I’ve had roommates that were untrusting and unyielding and unkind. And I found myself being untrusting back and unyielding back and unkind right back to those roommates. I hadn’t learned otherwise – I hadn’t taught my brain to think otherwise. If I didn’t approve of a behavior, I fought it, rather than trying to understand it and love the person.
Misunderstanding creates misunderstanding. Dislike only creates dislike.
“Returning hate for hate multiplies hate, adding deeper darkness to a night already devoid of stars. Darkness cannot drive out darkness; only light can do that. Hate cannot drive out hate; only love can do that.”Martin Luther King Jr
Just as good and bad both exist in us all, love and hate both exists in us, as well.
“Inside our minds and our hearts, and in our bodies.”
What does it feel like to love? What does it feel like to hate? Have you ever thought about how those emotions feel in your body?
Let me tell you what love feels like to me. It feels as if my life is in absolute control, in the most out-of-my-hands way I can imagine. As if I cannot do or feel truly wrong – it isn’t possible. It feels like light – only no light I have ever seen with my eyes. It fills me. It then shoots out my eyes and my mouth and nearly my entire being. Remember Roald Dahl: “If you have good thoughts, they will shine out of your face like sunbeams, and you will always look lovely.” That is love.
And hate? It feels desperate. It feels sickening. It feels dark, if darkness were a feeling. It feels like I am in danger.

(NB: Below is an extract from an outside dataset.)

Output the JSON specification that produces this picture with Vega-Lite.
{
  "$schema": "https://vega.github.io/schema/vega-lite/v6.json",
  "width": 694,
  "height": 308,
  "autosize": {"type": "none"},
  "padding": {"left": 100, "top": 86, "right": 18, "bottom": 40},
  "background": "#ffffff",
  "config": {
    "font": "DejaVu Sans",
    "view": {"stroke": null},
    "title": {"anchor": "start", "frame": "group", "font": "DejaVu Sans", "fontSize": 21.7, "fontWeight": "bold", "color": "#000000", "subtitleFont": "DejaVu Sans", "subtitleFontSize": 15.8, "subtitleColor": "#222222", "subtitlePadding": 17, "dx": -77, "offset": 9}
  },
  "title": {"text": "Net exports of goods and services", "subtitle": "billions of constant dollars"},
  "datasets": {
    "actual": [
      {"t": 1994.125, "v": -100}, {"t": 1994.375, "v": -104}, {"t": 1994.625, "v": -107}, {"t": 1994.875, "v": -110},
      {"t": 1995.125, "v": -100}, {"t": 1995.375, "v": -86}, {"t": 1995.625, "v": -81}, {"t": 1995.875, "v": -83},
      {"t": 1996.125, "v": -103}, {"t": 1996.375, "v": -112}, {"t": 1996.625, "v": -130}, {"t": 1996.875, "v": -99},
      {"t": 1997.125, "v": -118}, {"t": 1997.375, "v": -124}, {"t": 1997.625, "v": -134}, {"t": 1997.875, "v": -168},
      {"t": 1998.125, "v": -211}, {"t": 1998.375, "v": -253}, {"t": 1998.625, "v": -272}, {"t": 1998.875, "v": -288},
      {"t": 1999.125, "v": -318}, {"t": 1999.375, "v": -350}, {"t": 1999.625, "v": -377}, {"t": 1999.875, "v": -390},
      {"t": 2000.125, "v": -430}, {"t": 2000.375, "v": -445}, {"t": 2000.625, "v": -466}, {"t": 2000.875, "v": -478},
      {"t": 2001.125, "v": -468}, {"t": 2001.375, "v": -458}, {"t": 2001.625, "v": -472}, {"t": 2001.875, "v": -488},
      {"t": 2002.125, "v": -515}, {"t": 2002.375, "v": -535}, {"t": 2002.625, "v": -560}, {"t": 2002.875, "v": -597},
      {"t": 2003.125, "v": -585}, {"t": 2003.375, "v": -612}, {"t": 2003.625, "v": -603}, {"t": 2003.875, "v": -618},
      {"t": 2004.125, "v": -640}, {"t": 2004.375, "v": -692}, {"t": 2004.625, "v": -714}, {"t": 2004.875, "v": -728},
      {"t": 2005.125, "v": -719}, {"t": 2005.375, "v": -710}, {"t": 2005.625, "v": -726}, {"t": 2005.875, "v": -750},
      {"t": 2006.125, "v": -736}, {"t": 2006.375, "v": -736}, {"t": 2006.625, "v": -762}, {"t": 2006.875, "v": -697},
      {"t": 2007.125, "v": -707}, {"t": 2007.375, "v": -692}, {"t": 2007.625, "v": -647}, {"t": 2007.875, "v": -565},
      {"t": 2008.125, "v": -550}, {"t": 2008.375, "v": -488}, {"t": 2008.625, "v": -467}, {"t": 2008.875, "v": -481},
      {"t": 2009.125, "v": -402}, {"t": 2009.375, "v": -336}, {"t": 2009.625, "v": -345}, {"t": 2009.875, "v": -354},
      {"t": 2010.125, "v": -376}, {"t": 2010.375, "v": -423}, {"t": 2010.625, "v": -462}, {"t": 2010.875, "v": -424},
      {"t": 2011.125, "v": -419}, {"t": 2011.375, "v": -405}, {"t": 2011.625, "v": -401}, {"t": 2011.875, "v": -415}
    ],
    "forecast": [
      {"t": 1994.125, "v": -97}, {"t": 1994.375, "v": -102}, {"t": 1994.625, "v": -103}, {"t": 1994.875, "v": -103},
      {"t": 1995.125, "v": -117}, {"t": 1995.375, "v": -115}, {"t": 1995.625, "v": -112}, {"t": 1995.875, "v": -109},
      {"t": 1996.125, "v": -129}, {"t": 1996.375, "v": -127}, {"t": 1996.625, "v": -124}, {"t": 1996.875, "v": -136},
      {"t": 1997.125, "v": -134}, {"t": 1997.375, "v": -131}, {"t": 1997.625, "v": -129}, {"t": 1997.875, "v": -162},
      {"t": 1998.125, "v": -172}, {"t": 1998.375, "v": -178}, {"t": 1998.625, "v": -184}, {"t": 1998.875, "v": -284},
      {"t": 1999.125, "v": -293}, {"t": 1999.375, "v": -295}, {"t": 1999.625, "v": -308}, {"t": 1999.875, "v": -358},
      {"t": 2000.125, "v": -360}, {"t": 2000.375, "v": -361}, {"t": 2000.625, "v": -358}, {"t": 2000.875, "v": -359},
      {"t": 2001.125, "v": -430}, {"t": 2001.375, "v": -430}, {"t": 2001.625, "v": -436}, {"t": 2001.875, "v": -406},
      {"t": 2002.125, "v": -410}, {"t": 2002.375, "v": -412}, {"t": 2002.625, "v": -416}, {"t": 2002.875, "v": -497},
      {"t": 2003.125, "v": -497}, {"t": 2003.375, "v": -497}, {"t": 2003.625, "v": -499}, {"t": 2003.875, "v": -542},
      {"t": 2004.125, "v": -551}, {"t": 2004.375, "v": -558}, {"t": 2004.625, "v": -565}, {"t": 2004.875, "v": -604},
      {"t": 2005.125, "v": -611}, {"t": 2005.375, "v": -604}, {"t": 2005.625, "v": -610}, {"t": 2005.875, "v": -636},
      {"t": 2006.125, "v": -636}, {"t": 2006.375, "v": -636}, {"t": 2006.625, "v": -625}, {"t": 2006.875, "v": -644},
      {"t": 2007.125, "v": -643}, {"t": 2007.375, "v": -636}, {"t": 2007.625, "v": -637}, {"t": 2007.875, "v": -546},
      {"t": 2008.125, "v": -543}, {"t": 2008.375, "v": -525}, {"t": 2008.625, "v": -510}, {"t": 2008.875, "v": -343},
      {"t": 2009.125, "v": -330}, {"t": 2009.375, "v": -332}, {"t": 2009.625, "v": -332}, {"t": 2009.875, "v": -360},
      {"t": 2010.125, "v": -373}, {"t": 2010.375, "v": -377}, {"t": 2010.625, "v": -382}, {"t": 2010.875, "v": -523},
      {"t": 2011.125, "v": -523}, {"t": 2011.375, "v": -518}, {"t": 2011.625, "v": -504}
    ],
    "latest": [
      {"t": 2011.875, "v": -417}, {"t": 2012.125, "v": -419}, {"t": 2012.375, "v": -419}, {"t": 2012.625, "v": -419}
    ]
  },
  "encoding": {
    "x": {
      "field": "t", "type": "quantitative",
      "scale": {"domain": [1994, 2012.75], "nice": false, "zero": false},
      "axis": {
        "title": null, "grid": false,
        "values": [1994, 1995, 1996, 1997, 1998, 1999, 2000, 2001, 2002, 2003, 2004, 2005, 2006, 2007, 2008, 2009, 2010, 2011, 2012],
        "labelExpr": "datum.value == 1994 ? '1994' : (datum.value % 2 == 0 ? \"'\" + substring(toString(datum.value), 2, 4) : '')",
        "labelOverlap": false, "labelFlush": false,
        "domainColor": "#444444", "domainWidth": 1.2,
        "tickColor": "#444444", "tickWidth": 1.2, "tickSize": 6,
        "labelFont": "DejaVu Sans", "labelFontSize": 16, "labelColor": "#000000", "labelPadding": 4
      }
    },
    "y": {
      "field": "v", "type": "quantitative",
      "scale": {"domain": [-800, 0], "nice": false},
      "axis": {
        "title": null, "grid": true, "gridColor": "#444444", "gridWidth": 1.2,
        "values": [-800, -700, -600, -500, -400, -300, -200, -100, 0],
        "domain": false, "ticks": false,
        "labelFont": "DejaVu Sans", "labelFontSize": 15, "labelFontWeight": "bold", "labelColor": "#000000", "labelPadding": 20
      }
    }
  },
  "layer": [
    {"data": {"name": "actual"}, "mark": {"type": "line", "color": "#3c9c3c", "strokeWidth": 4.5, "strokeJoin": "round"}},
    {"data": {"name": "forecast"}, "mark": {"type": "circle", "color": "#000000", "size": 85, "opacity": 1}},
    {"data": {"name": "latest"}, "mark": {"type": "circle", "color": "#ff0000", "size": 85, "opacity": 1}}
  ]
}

And I have both. Instead of resisting the hate, can I redirect it to love. Here is an example. I hate the sun being in my eyes. It hurts. And I can’t see. And I can hardly even think. I feel my blood pressure rise – everything annoys me. I hate the sun being in my eyes. But it happens. Can I redirect that thing I hate about the sun to something that I love about the sun. Can I close my eyes, and tip back my head, and feel my body soaking in the energy of the sun, and feeling love instead of hate?
Jody uses this example: Her elementary school children go to school before 8am. She hates that. She thinks that is too early for little kids. She hates it. And her mind wants to think about how much she hates it. But she redirects her thoughts to how much she loves the neighborhood that she lives in.
“Saying I don’t like something doesn’t remove the fact that I’m focused on it…
Focusing on what you love will enhance love in your life. Focusing on what you hate will enhance hate in your life.”
Can we replace our thought of what we don’t like with a thought of what we do like? Can we redirect our thoughts? Can we do it so frequently, intentionally, that it becomes natural to focus on what we love?
I think that’s how it works. I think that that’s how we invite more love into our lives.
“When you choose to hate, YOU are the one who has to feel it. When you choose to love, YOU are the one who feels it.”
Let’s try it on this week. We can talk more about it on Saturday in SO WHAT SATURDAY, but let’s see if I can find something that I don’t like that my mind wants to really think about how much I don’t like it. And let’s see if I can redirect that thought, to bring more love and light into my week.
“What we focus on is what we will create more of in our lives.”